El problema es que la única estrategia para dotar este escenario de sentido ha sido la de suplantar la memoria producida en el sitio por más 140 años de historia, tal como quedó expresado en una investigación que durante tres años estuvimos realizando Margarita Sierra Pinedo, Eloisa Lamilla Guerrero y yo —con la asistencia investigativa de Yesid Humberto Hurtado—, que se tradujo en el libro La Bogotá de los muertos. Borraduras y permanencias en el antiguo Cementerio de Pobres. Auras anónimas pretende recuperar el aura de unas víctimas para ponerlas allí, pero sin el reconocimiento de las que históricamente estuvieron en ese lugar. “El vacío que se genera al eliminar la función ceremonial de los columbarios del cementerio popular puede ser llenado a partir de la inscripción del arte contemporáneo en dicho espacio”, dijo Doris Salcedo en la víspera de la elaboración del proyecto de Beatriz González. Sin duda, el arte siempre será una apuesta loable para dotar de sentido los espacios. El problema es que no son espacios vacíos: están cargados de sentido y toda obra contemporánea tiene que dialogar con la memoria que en ese sitio se construyó. Los columbarios son importantes, no solo porque allí está la obra de Beatriz González, sino porque, como lugar ubicado en los terrenos donde funcionó el cementerio de pobres de la ciudad, es un documento en el que se puede leer a través de los muertos allí enterrados la historia de los vivos.

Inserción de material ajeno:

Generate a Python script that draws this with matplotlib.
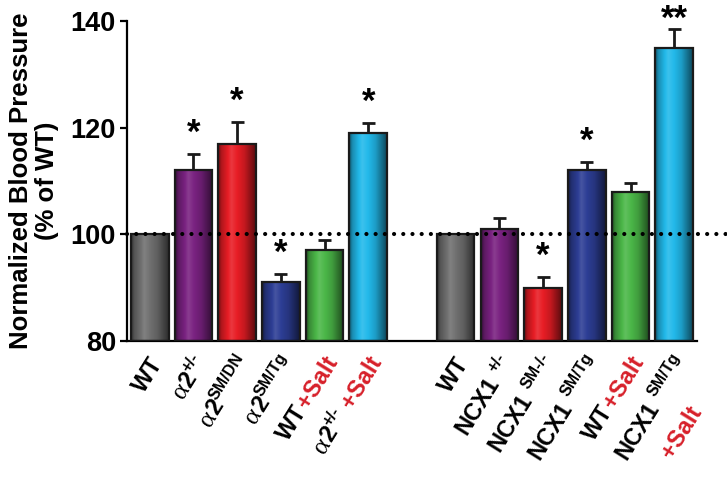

No sabemos leer la paradoja. Mucho menos las incoherencias. Nos gusta ver todo sin fisuras y asépticamente definido en primer plano. No somos capaces de asumir la memoria como un juego de capas en la que una deja ver parte de la otra, y la otra a la que sigue, y la que sigue a la que viene, y la que viene a la próxima. Los ejercicios de memoria deberían abrir, no sellar, y eso solo se logra si somos capaces de leer los lugares como una especie de palimpsesto en el que lo nuevo no desplaza a lo anterior y una memoria no reemplaza a otra.